CEO Mary Barra announced recently that the auto giant is pairing up with others to deploy 120 miles of technology-enabled highways around Detroit.
Mary Barra, the chief executive of General Motors, is taking an activist role, pushing the auto giant toward a future in which computers will take over more driving functions from humans.
One part of so-called “autonomous” technology will encompass cars enabled to communicate with one another and with “smart” highways. Barra announced on Sunday that GM is partnering with the Michigan Department of Transportation, Ford Motor, and a University of Michigan consortium to deploy 120 miles of technology-enabled highways around Detroit.
GM researchers have been developing autonomous systems for piloting cars for decades. But the automaker hasn’t been as vocal about it as Nissan, Volkswagen, Toyota, and others. Now, GM is playing catch up, at least in terms of public perception. For Barra, the promise to introduce advanced technology to improve the safety of drivers, passengers, and pedestrians provides a welcome respite from the months of criminal and regulatory scrutiny into defective GM ignition switches.
“We are on a journey that one day, in the not so distant future, intelligent and connected vehicle technologies could help eliminate the crash altogether,” said Jon Lauckner, GM chief technology officer.
In one example of advanced vehicle communication, an enabled car could detect a pedestrian or bicyclist carrying a transponder, yet undetectable to sensors, thereby avoiding or mitigating a collision. GM’s 2017 model CTS will have such equipment, Barra said.
Like other automakers, GM favors an incremental approach toward technology, starting with a feature it calls “Super Cruise” that will be offered on a new 2017 Cadillac model, yet-to-be designated. Super Cruise would allow drivers to take their hands of the wheel, as the car travels safely in its lane, automatically slowing down or speeding up depending on traffic in what GM terms “certain highway conditions.”
Google has been testing autonomous technology on California roads and has announced that it is developing a car that will be fully autonomous, perhaps even lacking a steering wheel and pedals. Automakers regard Google’s project cautiously, though it has spurred them to accelerate and publicize their own efforts in that direction.
Lauckner, citing a study by a technology research firm, said society’s hopes and expectations for autonomous driving are probably exaggerated. The hype surrounding driverless cars follows the pattern of many new trends, such as battery-powered vehicles. But once expectations are tempered by reality, he said, they begin to build once more.

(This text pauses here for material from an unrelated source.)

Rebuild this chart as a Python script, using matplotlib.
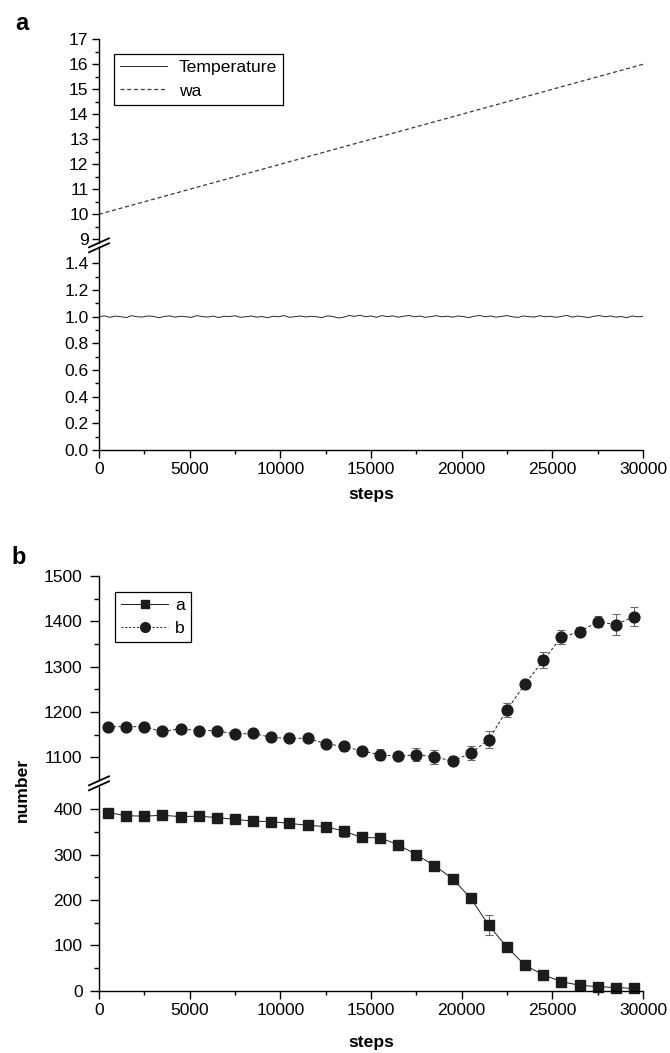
import matplotlib
matplotlib.use('Agg')
import matplotlib.pyplot as plt
import numpy as np
from matplotlib.lines import Line2D
from matplotlib.ticker import MultipleLocator, FixedLocator

plt.rcParams['font.family'] = ['Liberation Sans', 'DejaVu Sans']

# ---------------- data ----------------
# panel a
steps_a = np.arange(0, 30001, 300)
temperature = [1.000, 1.007, 0.996, 1.005, 1.001, 0.994, 1.008, 1.000, 0.998, 1.006,
               1.003, 0.993, 1.002, 1.007, 0.997, 1.004, 1.000, 0.996, 1.009, 1.001,
               0.998, 1.005, 0.994, 1.004, 1.001, 1.008, 0.996, 1.000, 1.006, 0.997,
               1.002, 0.993, 1.004, 1.000, 1.009, 0.996, 1.001, 1.006, 0.998, 1.004,
               1.000, 0.994, 1.007, 1.002, 0.991, 0.997, 1.010, 1.003, 1.012, 1.000,
               1.006, 0.996, 1.009, 1.001, 1.007, 0.997, 1.004, 1.010, 1.000, 1.005,
               0.996, 1.002, 1.008, 1.000, 1.004, 0.997, 1.006, 1.001, 0.994, 1.004,
               1.010, 1.000, 1.006, 0.997, 1.003, 1.009, 1.000, 0.995, 1.006, 1.001,
               0.998, 1.008, 1.000, 1.004, 0.996, 1.002, 1.011, 0.997, 1.006, 1.000,
               0.994, 1.004, 1.009, 1.000, 1.006, 0.997, 1.002, 0.993, 1.006, 1.000, 1.003]
wa_steps = [0, 30000]
wa_values = [10, 16]

# panel b
steps_b = [500, 1500, 2500, 3500, 4500, 5500, 6500, 7500, 8500, 9500,
           10500, 11500, 12500, 13500, 14500, 15500, 16500, 17500, 18500, 19500,
           20500, 21500, 22500, 23500, 24500, 25500, 26500, 27500, 28500, 29500]
a_values = [393, 386, 385, 387, 384, 385, 382, 378, 374, 373,
            369, 365, 362, 352, 338, 337, 322, 300, 276, 247,
            204, 144, 96, 56, 35, 20, 12, 9, 7, 5]
a_err = [3, 3, 3, 3, 3, 3, 3, 3, 3, 3,
         3, 3, 3, 12, 4, 3, 6, 4, 7, 3,
         8, 22, 5, 3, 3, 3, 3, 3, 3, 3]
b_values = [1167, 1168, 1167, 1157, 1163, 1159, 1159, 1151, 1153, 1144,
            1142, 1142, 1130, 1124, 1114, 1106, 1102, 1106, 1101, 1092,
            1109, 1139, 1205, 1262, 1314, 1365, 1377, 1399, 1393, 1410]
b_err = [4, 4, 4, 4, 4, 4, 4, 4, 4, 4,
         4, 4, 4, 10, 4, 12, 5, 14, 15, 10,
         15, 18, 15, 4, 18, 15, 10, 12, 24, 21]

# ---------------- layout ----------------
W, H = 670, 1053
fig = plt.figure(figsize=(W / 100, H / 100), dpi=100)
FS = 12.6
LEFT, RIGHT = 99, 643


def add_ax(top, bottom):
    return fig.add_axes([LEFT / W, 1 - bottom / H, (RIGHT - LEFT) / W, (bottom - top) / H])


def style(ax, bottom_axis, ymaj_len, ypad):
    for s in ('top', 'right'):
        ax.spines[s].set_visible(False)
    ax.spines['left'].set_linewidth(1.0)
    ax.spines['bottom'].set_linewidth(1.0)
    ax.tick_params(which='major', direction='out', width=1.0, labelsize=FS, color='black')
    ax.tick_params(which='minor', direction='out', width=1.0, color='black')
    ax.tick_params(axis='y', which='major', length=ymaj_len, pad=ypad)
    ax.tick_params(axis='y', which='minor', length=ymaj_len * 0.55)
    ax.tick_params(axis='x', which='major', length=5.5, pad=3)
    ax.tick_params(axis='x', which='minor', length=3)
    ax.set_xlim(0, 30000)
    if bottom_axis:
        ax.xaxis.set_major_locator(MultipleLocator(5000))
        ax.xaxis.set_minor_locator(FixedLocator([2500, 7500, 12500, 17500, 22500, 27500]))
    else:
        ax.spines['bottom'].set_visible(False)
        ax.tick_params(axis='x', which='both', bottom=False, labelbottom=False)
    ax.patch.set_alpha(0)


def brk(yc):
    for dy in (-2.5, 2.5):
        fig.add_artist(Line2D([89 / W, 109 / W],
                              [1 - (yc + dy + 4.5) / H, 1 - (yc + dy - 4.5) / H],
                              color='black', lw=1.3, transform=fig.transFigure))


# ---------------- panel a ----------------
ax_au = add_ax(39.3, 243)
ax_al = add_ax(247.5, 450)
style(ax_au, False, 5, 2.5)
style(ax_al, True, 5, 2.5)

ax_au.set_ylim(8.85, 17)
ax_au.yaxis.set_major_locator(FixedLocator(list(range(9, 18))))
ax_au.yaxis.set_minor_locator(FixedLocator([9.5, 10.5, 11.5, 12.5, 13.5, 14.5, 15.5, 16.5]))
ax_al.set_ylim(0, 1.52)
ax_al.yaxis.set_major_locator(FixedLocator([0, 0.2, 0.4, 0.6, 0.8, 1.0, 1.2, 1.4]))
ax_al.yaxis.set_minor_locator(FixedLocator([0.1, 0.3, 0.5, 0.7, 0.9, 1.1, 1.3]))
ax_al.yaxis.set_major_formatter(matplotlib.ticker.FormatStrFormatter('%.1f'))

l_wa, = ax_au.plot(wa_steps, wa_values, ls=(0, (3.2, 2.2)), color='#3a3a3a', lw=0.9, label='wa')
l_t, = ax_al.plot(steps_a, temperature, color='#2a2a2a', lw=0.7, label='Temperature')
brk(245.3)

fig.legend(handles=[l_t, l_wa], labels=['Temperature', 'wa'], loc='upper left',
           bbox_to_anchor=(114 / W, 1 - 54 / H), bbox_transform=fig.transFigure,
           borderaxespad=0, fontsize=FS, frameon=True, fancybox=False,
           edgecolor='black', framealpha=1, handlelength=2.7, handletextpad=0.65,
           labelspacing=0.45, borderpad=0.35).get_frame().set_linewidth(0.9)

fig.text(22 / W, 1 - 24 / H, 'a', fontsize=17, fontweight='bold', ha='center', va='center')
fig.text(371 / W, 1 - 494 / H, 'steps', fontsize=FS, fontweight='bold', ha='center', va='center')

# ---------------- panel b ----------------
ax_bu = add_ax(576, 780)
ax_bl = add_ax(786.7, 990.7)
style(ax_bu, False, 6.3, 5.5)
style(ax_bl, True, 6.3, 5.5)

ax_bu.set_ylim(1050, 1500)
ax_bu.yaxis.set_major_locator(FixedLocator([1100, 1200, 1300, 1400, 1500]))
ax_bu.yaxis.set_minor_locator(FixedLocator([1150, 1250, 1350, 1450]))
ax_bl.set_ylim(0, 450)
ax_bl.yaxis.set_major_locator(FixedLocator([0, 100, 200, 300, 400]))
ax_bl.yaxis.set_minor_locator(FixedLocator([50, 150, 250, 350]))

ax_bl.errorbar(steps_b, a_values, yerr=a_err, ls='-', marker='s', ms=6.5,
               color='#1c1c1c', lw=0.7, ecolor='#6a6a6a', elinewidth=0.8,
               capsize=3, capthick=0.8, clip_on=False, label='a')
ax_bu.errorbar(steps_b, b_values, yerr=b_err, ls=(0, (3, 2.2)), marker='o', ms=7.8,
               color='#1c1c1c', lw=0.7, ecolor='#6a6a6a', elinewidth=0.8,
               capsize=3, capthick=0.8, clip_on=False, label='b')
brk(783.3)

ha = Line2D([], [], color='#1c1c1c', lw=0.7, marker='s', ms=6)
hb = Line2D([], [], color='#1c1c1c', lw=0.7, ls=(0, (2, 2)), marker='o', ms=7)
fig.legend(handles=[ha, hb], labels=['a', 'b'], loc='upper left',
           bbox_to_anchor=(115 / W, 1 - 592 / H), bbox_transform=fig.transFigure,
           borderaxespad=0, fontsize=FS, frameon=True, fancybox=False,
           edgecolor='black', framealpha=1, handlelength=2.7, handletextpad=0.4,
           labelspacing=0.4, borderpad=0.35).get_frame().set_linewidth(0.9)

fig.text(19 / W, 1 - 558 / H, 'b', fontsize=17, fontweight='bold', ha='center', va='center')
fig.text(371 / W, 1 - 1042 / H, 'steps', fontsize=FS, fontweight='bold', ha='center', va='center')
fig.text(22 / W, 1 - 790 / H, 'number', fontsize=FS, fontweight='bold', ha='center',
         va='center', rotation=90)

fig.savefig('out.png', dpi=100)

Last week, Toyota said it would begin offering advanced systems to assist drivers and improve safety into its least expensive vehicles. GM so far is using its Cadillac premium car line to showcase such technology. It remains to be seen if GM may soon feel pressure to extend driver-assistance features into less expensive models as well.
And then there’s Google. Who can be sure the technology company won’t soon—and unexpectedly—demonstrate a fully driverless vehicle that completely alters the auto industry’s assumptions?